WHAT YOU NEED TO DO:
Write the data below out exactly as it stands. Do not include the pictures.

───── PROVIDED DATA ─────

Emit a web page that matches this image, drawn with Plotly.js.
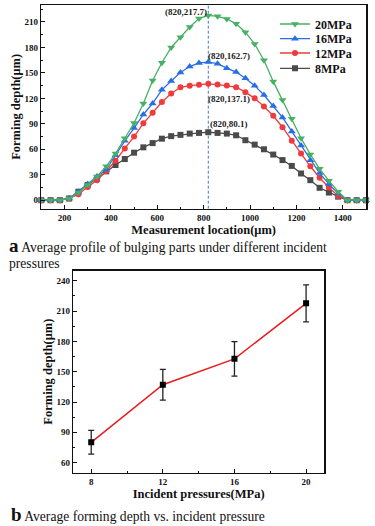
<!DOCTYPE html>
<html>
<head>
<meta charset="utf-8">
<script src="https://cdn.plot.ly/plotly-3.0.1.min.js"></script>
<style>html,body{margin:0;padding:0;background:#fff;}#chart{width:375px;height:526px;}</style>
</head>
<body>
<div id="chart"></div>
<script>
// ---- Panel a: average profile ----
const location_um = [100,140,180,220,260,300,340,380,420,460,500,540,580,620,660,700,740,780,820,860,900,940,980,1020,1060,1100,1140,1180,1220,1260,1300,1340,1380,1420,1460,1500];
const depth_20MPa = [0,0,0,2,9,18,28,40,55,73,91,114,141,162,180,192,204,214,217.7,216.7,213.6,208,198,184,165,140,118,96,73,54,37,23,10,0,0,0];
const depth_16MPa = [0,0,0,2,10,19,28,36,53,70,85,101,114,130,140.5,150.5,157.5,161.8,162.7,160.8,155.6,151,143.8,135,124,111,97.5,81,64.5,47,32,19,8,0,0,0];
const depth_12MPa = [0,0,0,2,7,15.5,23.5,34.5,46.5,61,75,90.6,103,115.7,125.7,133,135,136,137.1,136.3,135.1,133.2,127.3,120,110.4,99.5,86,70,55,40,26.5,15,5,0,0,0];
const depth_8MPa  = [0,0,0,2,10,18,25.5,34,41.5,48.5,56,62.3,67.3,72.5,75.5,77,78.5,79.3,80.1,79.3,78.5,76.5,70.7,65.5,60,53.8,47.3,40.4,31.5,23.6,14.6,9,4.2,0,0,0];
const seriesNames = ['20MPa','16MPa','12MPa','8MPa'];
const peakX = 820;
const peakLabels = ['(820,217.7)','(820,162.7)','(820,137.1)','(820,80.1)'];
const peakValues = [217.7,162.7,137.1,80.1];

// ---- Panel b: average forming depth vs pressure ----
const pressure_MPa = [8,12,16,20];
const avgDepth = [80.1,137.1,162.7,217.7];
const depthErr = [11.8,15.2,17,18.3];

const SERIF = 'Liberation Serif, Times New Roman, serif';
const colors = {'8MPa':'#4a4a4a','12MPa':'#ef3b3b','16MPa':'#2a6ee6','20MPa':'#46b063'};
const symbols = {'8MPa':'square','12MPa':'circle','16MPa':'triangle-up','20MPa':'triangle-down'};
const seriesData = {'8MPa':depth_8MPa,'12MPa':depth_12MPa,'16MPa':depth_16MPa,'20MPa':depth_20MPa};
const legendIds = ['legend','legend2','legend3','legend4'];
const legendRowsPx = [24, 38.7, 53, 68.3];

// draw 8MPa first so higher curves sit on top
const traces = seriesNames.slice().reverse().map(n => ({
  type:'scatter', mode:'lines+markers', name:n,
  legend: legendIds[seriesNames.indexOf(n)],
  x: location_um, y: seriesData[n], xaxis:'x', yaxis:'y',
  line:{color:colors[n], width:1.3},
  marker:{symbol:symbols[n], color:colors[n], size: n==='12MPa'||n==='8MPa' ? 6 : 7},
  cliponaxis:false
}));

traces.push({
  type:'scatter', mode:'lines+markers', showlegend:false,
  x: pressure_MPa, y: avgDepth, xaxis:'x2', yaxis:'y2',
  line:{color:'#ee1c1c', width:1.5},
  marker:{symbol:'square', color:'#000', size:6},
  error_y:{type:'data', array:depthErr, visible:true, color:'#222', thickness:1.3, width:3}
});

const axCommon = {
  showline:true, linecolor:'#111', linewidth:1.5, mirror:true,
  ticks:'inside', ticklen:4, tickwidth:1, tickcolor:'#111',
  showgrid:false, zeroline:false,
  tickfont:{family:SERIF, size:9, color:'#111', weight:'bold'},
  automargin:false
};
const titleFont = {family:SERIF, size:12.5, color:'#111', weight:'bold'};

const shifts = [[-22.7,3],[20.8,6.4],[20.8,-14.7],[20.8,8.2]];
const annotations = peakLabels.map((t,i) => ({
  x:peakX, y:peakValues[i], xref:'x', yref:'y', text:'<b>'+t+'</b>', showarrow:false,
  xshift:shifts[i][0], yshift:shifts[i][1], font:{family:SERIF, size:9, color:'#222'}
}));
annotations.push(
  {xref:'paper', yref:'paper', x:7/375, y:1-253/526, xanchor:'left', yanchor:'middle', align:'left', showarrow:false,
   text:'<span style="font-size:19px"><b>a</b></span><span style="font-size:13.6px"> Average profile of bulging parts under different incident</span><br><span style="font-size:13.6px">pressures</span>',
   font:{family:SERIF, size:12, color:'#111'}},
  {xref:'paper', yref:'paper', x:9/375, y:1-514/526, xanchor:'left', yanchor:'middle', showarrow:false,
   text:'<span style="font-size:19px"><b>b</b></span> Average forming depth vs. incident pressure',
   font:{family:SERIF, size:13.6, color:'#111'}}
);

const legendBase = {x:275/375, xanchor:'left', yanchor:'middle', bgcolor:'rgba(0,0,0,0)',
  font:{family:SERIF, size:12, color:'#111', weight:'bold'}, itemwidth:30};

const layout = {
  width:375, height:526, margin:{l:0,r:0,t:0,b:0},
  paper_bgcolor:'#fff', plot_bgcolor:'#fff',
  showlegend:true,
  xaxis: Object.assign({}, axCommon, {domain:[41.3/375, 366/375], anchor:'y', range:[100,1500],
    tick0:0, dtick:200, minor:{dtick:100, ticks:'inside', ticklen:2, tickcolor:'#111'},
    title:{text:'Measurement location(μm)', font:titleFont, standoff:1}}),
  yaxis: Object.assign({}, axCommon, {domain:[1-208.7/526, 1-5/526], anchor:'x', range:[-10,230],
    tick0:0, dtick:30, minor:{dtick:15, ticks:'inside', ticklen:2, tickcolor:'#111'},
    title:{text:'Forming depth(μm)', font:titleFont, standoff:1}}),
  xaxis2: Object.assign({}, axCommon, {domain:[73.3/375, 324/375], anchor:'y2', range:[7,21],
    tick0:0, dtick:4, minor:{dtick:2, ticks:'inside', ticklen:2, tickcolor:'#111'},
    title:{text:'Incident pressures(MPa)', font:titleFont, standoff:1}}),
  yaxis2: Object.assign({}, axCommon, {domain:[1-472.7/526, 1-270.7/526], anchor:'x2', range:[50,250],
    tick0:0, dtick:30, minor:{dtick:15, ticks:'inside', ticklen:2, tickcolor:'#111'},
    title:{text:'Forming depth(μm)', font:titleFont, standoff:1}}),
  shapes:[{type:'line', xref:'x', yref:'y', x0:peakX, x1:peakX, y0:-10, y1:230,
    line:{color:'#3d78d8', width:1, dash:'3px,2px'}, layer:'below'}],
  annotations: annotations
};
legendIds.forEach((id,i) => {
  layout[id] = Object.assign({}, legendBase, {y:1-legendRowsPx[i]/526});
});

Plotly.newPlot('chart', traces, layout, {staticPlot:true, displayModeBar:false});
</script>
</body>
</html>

─────

TASK RESPONSE:
Emit a web page that matches this image, drawn with Plotly.js.
<!DOCTYPE html>
<html>
<head>
<meta charset="utf-8">
<script src="https://cdn.plot.ly/plotly-3.0.1.min.js"></script>
<style>html,body{margin:0;padding:0;background:#fff;}#chart{width:375px;height:526px;}</style>
</head>
<body>
<div id="chart"></div>
<script>
// ---- Panel a: average profile ----
const location_um = [100,140,180,220,260,300,340,380,420,460,500,540,580,620,660,700,740,780,820,860,900,940,980,1020,1060,1100,1140,1180,1220,1260,1300,1340,1380,1420,1460,1500];
const depth_20MPa = [0,0,0,2,9,18,28,40,55,73,91,114,141,162,180,192,204,214,217.7,216.7,213.6,208,198,184,165,140,118,96,73,54,37,23,10,0,0,0];
const depth_16MPa = [0,0,0,2,10,19,28,36,53,70,85,101,114,130,140.5,150.5,157.5,161.8,162.7,160.8,155.6,151,143.8,135,124,111,97.5,81,64.5,47,32,19,8,0,0,0];
const depth_12MPa = [0,0,0,2,7,15.5,23.5,34.5,46.5,61,75,90.6,103,115.7,125.7,133,135,136,137.1,136.3,135.1,133.2,127.3,120,110.4,99.5,86,70,55,40,26.5,15,5,0,0,0];
const depth_8MPa  = [0,0,0,2,10,18,25.5,34,41.5,48.5,56,62.3,67.3,72.5,75.5,77,78.5,79.3,80.1,79.3,78.5,76.5,70.7,65.5,60,53.8,47.3,40.4,31.5,23.6,14.6,9,4.2,0,0,0];
const seriesNames = ['20MPa','16MPa','12MPa','8MPa'];
const peakX = 820;
const peakLabels = ['(820,217.7)','(820,162.7)','(820,137.1)','(820,80.1)'];
const peakValues = [217.7,162.7,137.1,80.1];

// ---- Panel b: average forming depth vs pressure ----
const pressure_MPa = [8,12,16,20];
const avgDepth = [80.1,137.1,162.7,217.7];
const depthErr = [11.8,15.2,17,18.3];

const SERIF = 'Liberation Serif, Times New Roman, serif';
const colors = {'8MPa':'#4a4a4a','12MPa':'#ef3b3b','16MPa':'#2a6ee6','20MPa':'#46b063'};
const symbols = {'8MPa':'square','12MPa':'circle','16MPa':'triangle-up','20MPa':'triangle-down'};
const seriesData = {'8MPa':depth_8MPa,'12MPa':depth_12MPa,'16MPa':depth_16MPa,'20MPa':depth_20MPa};
const legendIds = ['legend','legend2','legend3','legend4'];
const legendRowsPx = [24, 38.7, 53, 68.3];

// draw 8MPa first so higher curves sit on top
const traces = seriesNames.slice().reverse().map(n => ({
  type:'scatter', mode:'lines+markers', name:n,
  legend: legendIds[seriesNames.indexOf(n)],
  x: location_um, y: seriesData[n], xaxis:'x', yaxis:'y',
  line:{color:colors[n], width:1.3},
  marker:{symbol:symbols[n], color:colors[n], size: n==='12MPa'||n==='8MPa' ? 6 : 7},
  cliponaxis:false
}));

traces.push({
  type:'scatter', mode:'lines+markers', showlegend:false,
  x: pressure_MPa, y: avgDepth, xaxis:'x2', yaxis:'y2',
  line:{color:'#ee1c1c', width:1.5},
  marker:{symbol:'square', color:'#000', size:6},
  error_y:{type:'data', array:depthErr, visible:true, color:'#222', thickness:1.3, width:3}
});

const axCommon = {
  showline:true, linecolor:'#111', linewidth:1.5, mirror:true,
  ticks:'inside', ticklen:4, tickwidth:1, tickcolor:'#111',
  showgrid:false, zeroline:false,
  tickfont:{family:SERIF, size:9, color:'#111', weight:'bold'},
  automargin:false
};
const titleFont = {family:SERIF, size:12.5, color:'#111', weight:'bold'};

const shifts = [[-22.7,3],[20.8,6.4],[20.8,-14.7],[20.8,8.2]];
const annotations = peakLabels.map((t,i) => ({
  x:peakX, y:peakValues[i], xref:'x', yref:'y', text:'<b>'+t+'</b>', showarrow:false,
  xshift:shifts[i][0], yshift:shifts[i][1], font:{family:SERIF, size:9, color:'#222'}
}));
annotations.push(
  {xref:'paper', yref:'paper', x:7/375, y:1-253/526, xanchor:'left', yanchor:'middle', align:'left', showarrow:false,
   text:'<span style="font-size:19px"><b>a</b></span><span style="font-size:13.6px"> Average profile of bulging parts under different incident</span><br><span style="font-size:13.6px">pressures</span>',
   font:{family:SERIF, size:12, color:'#111'}},
  {xref:'paper', yref:'paper', x:9/375, y:1-514/526, xanchor:'left', yanchor:'middle', showarrow:false,
   text:'<span style="font-size:19px"><b>b</b></span> Average forming depth vs. incident pressure',
   font:{family:SERIF, size:13.6, color:'#111'}}
);

const legendBase = {x:275/375, xanchor:'left', yanchor:'middle', bgcolor:'rgba(0,0,0,0)',
  font:{family:SERIF, size:12, color:'#111', weight:'bold'}, itemwidth:30};

const layout = {
  width:375, height:526, margin:{l:0,r:0,t:0,b:0},
  paper_bgcolor:'#fff', plot_bgcolor:'#fff',
  showlegend:true,
  xaxis: Object.assign({}, axCommon, {domain:[41.3/375, 366/375], anchor:'y', range:[100,1500],
    tick0:0, dtick:200, minor:{dtick:100, ticks:'inside', ticklen:2, tickcolor:'#111'},
    title:{text:'Measurement location(μm)', font:titleFont, standoff:1}}),
  yaxis: Object.assign({}, axCommon, {domain:[1-208.7/526, 1-5/526], anchor:'x', range:[-10,230],
    tick0:0, dtick:30, minor:{dtick:15, ticks:'inside', ticklen:2, tickcolor:'#111'},
    title:{text:'Forming depth(μm)', font:titleFont, standoff:1}}),
  xaxis2: Object.assign({}, axCommon, {domain:[73.3/375, 324/375], anchor:'y2', range:[7,21],
    tick0:0, dtick:4, minor:{dtick:2, ticks:'inside', ticklen:2, tickcolor:'#111'},
    title:{text:'Incident pressures(MPa)', font:titleFont, standoff:1}}),
  yaxis2: Object.assign({}, axCommon, {domain:[1-472.7/526, 1-270.7/526], anchor:'x2', range:[50,250],
    tick0:0, dtick:30, minor:{dtick:15, ticks:'inside', ticklen:2, tickcolor:'#111'},
    title:{text:'Forming depth(μm)', font:titleFont, standoff:1}}),
  shapes:[{type:'line', xref:'x', yref:'y', x0:peakX, x1:peakX, y0:-10, y1:230,
    line:{color:'#3d78d8', width:1, dash:'3px,2px'}, layer:'below'}],
  annotations: annotations
};
legendIds.forEach((id,i) => {
  layout[id] = Object.assign({}, legendBase, {y:1-legendRowsPx[i]/526});
});

Plotly.newPlot('chart', traces, layout, {staticPlot:true, displayModeBar:false});
</script>
</body>
</html>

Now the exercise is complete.